The SKILL.md file for this architecture doesn't describe how to fetch or parse data. It describes the phases, their order, their inputs and outputs, which phases invoke the model and why, and the checkpointing and logging conventions. It stays short enough that it doesn't meaningfully inflate context on every turn.

markdown
# SKILL: [skill-name]

## Purpose
One or two sentences. What this skill does and what it produces.

## Structure
- `scripts/` - Python scripts, one per phase
- `checkpoint.json` - Phase completion state and resume pointers
- `run.log` - Append-only structured log

## Phases

### phase_01_[name]
- **Input:** [source - API, file, prior phase output]
- **Output:** `scripts/data/[filename].json`
- **Notes:** [any relevant detail]

### phase_02_[name]
- **Input:** `scripts/data/[filename].json`
- **Output:** `scripts/data/[filename].json`
- **Notes:** [any relevant detail]

## Checkpointing Rules
- Each phase writes to `checkpoint.json` on completion with ISO 8601 timestamp
- Failed phases write partial progress including last successfully processed record index
- Entrypoint reads checkpoint before executing any phase and skips completed phases
- Re-running a completed skill is a no-op unless checkpoint is manually cleared

## Logging Rules
- All log entries: `TIMESTAMP [LEVEL] [phase-name] message`
- Timestamps are ISO 8601 UTC - levels: INFO, WARN, ERROR
- Log to `run.log` only - no print statements, no console output

## AI Call Guidelines
- Use AI when the task cannot be reduced to a rule
- Use Python when the task is mechanical
- Prompts contain only what the model needs for that specific call
- Parse and validate model output before writing to disk
- On malformed response: log error, write partial checkpoint, halt gracefully

## Resume Behavior
- Default behavior: check checkpoint first on any invocation
- Completed phases are skipped entirely
- Failed phases resume from `resume_from_record` index if present

Why It Matters

The token savings are the obvious headline but they're a means, not the end.
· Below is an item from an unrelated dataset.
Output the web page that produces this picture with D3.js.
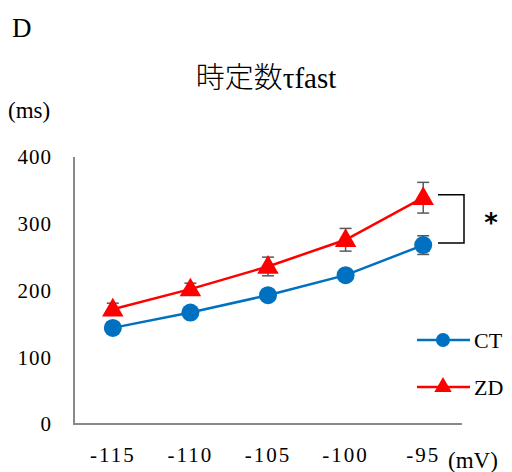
<!DOCTYPE html>
<html>
<head>
<meta charset="utf-8">
<script src="https://cdn.jsdelivr.net/npm/d3@7"></script>
<style>
  body { margin: 0; background: #fff; }
</style>
</head>
<body>
<div id="chart"></div>
<script>
const voltages = ['-115', '-110', '-105', '-100', '-95'];
const ctValues = [144, 167, 193, 223, 268];
const ctErrors = [6, 6, 6, 7, 14];
const zdValues = [172, 202, 236, 276, 339];
const zdErrors = [9, 9, 14, 17, 23];
const yTicks = [0, 100, 200, 300, 400];

const serif = "'Times New Roman', 'Liberation Serif', 'DejaVu Serif', serif";
const width = 512, height = 472;
const svg = d3.select('#chart').append('svg')
    .attr('width', width)
    .attr('height', height)
    .style('font-family', serif);

const x = d3.scalePoint()
    .domain(voltages)
    .range([74, 462])
    .padding(0.5);

const y = d3.scaleLinear()
    .domain([0, 400])
    .range([424, 157]);

// axes
svg.append('line')
    .attr('x1', 74).attr('x2', 74)
    .attr('y1', y(400)).attr('y2', y(0))
    .attr('stroke', '#898989').attr('stroke-width', 2);
svg.append('line')
    .attr('x1', 73).attr('x2', 462)
    .attr('y1', y(0)).attr('y2', y(0))
    .attr('stroke', '#898989').attr('stroke-width', 2);

svg.selectAll('.ytick')
    .data(yTicks)
    .enter()
    .append('text')
    .attr('x', 52)
    .attr('y', d => y(d))
    .attr('dy', '0.35em')
    .attr('text-anchor', 'end')
    .style('font-size', '21px')
    .style('letter-spacing', '1px')
    .text(d => d);

svg.selectAll('.xtick')
    .data(voltages)
    .enter()
    .append('text')
    .attr('x', d => x(d))
    .attr('y', 462)
    .attr('text-anchor', 'middle')
    .style('font-size', '21px')
    .style('letter-spacing', '2px')
    .text(d => d);

svg.append('text').attr('x', 448).attr('y', 468)
    .style('font-size', '23px').text('(mV)');
svg.append('text').attr('x', 8).attr('y', 118)
    .style('font-size', '23px').text('(ms)');
svg.append('text').attr('x', 12).attr('y', 37)
    .style('font-size', '27px').text('D');

const title = svg.append('text')
    .attr('x', 266).attr('y', 88)
    .attr('text-anchor', 'middle')
    .style('font-size', '29px');
title.append('tspan').style('font-family', '"Noto Sans CJK JP"').style('font-weight', '300').text('時定数');
title.append('tspan').text('τfast');

// series
const series = [
    { name: 'CT', values: ctValues, errors: ctErrors, color: '#0070C0', shape: 'circle' },
    { name: 'ZD', values: zdValues, errors: zdErrors, color: '#FF0000', shape: 'triangle' }
];

const line = d3.line()
    .x((d, i) => x(voltages[i]))
    .y(d => y(d));

const symbolFor = s => s.shape === 'circle'
    ? d3.symbol().type(d3.symbolCircle).size(Math.PI * 9 * 9)
    : d3.symbol().type(d3.symbolTriangle).size(200);

series.forEach(s => {
    // error bars
    const eb = svg.append('g').attr('stroke', '#595959').attr('stroke-width', 1.5);
    s.values.forEach((v, i) => {
        const cx = x(voltages[i]);
        const top = y(v + s.errors[i]), bot = y(v - s.errors[i]);
        eb.append('line').attr('x1', cx).attr('x2', cx).attr('y1', top).attr('y2', bot);
        eb.append('line').attr('x1', cx - 6).attr('x2', cx + 6).attr('y1', top).attr('y2', top);
        eb.append('line').attr('x1', cx - 6).attr('x2', cx + 6).attr('y1', bot).attr('y2', bot);
    });
});

series.forEach(s => {
    svg.append('path')
        .datum(s.values)
        .attr('d', line)
        .attr('fill', 'none')
        .attr('stroke', s.color)
        .attr('stroke-width', 2.5);

    svg.selectAll('.m-' + s.name)
        .data(s.values)
        .enter()
        .append('path')
        .attr('d', symbolFor(s))
        .attr('transform', (d, i) => `translate(${x(voltages[i])},${y(d) + (s.shape === 'triangle' ? 1 : 0)})`)
        .attr('fill', s.color);
});

// significance bracket
const last = voltages.length - 1;
const bTop = y(zdValues[last]) - 3, bBot = y(ctValues[last]) - 2;
svg.append('path')
    .attr('d', `M438,${bTop}H464V${bBot}H438`)
    .attr('fill', 'none')
    .attr('stroke', '#000')
    .attr('stroke-width', 1.5);
svg.append('text')
    .attr('x', 491).attr('y', 232)
    .attr('text-anchor', 'middle')
    .style('font-size', '26px')
    .style('font-family', '"DejaVu Sans", sans-serif')
    .style('font-weight', 'bold')
    .text('*');

// legend
const legendY = [340, 387];
series.forEach((s, i) => {
    const ly = legendY[i];
    svg.append('line')
        .attr('x1', 417).attr('x2', 470)
        .attr('y1', ly).attr('y2', ly)
        .attr('stroke', s.color).attr('stroke-width', 2.5);
    svg.append('path')
        .attr('d', s.shape === 'circle'
            ? d3.symbol().type(d3.symbolCircle).size(Math.PI * 7 * 7)()
            : d3.symbol().type(d3.symbolTriangle).size(130)())
        .attr('transform', `translate(443,${ly})`)
        .attr('fill', s.color);
    svg.append('text')
        .attr('x', 474).attr('y', ly)
        .attr('dy', '0.35em')
        .style('font-size', '22px')
        .text(s.name);
});
</script>
</body>
</html>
What this architecture actually buys is reliability at scale, and the ability to run capable models without wincing at the bill.

What the architecture enables

  • Overnight runs on large datasets without babysitting
  • Failures debugged in minutes from structured logs
  • Stronger models on hard calls, cheaper models on easy ones
  • No context window ceiling; heavy work stays in Python
  • Hand the log to OpenClaw to diagnose a failure directly

What the old approach costs

  • 90%+ of token spend is overhead, not output
  • Instruction drift as context grows
  • Hard context ceiling kills long runs
  • No structured recovery path after failure

The structured logs and checkpoint files don't just help the human operator. When something breaks, you can hand OpenClaw the log file and the checkpoint and ask it to diagnose the failure. It has everything it needs in a compact, readable format, with no need to reconstruct what happened from a long conversation history. That feedback loop (run to failure to diagnosis to fix) becomes fast enough to actually iterate on.

The system files and agent configuration are going to be in context no matter what. That's the cost of running OpenClaw. The skill file on top of that should be as lean as possible, and the work the skill orchestrates should happen mostly outside the context window, in code, with the model consulted surgically. That's the difference between a prototype that works in demos and infrastructure that runs in production.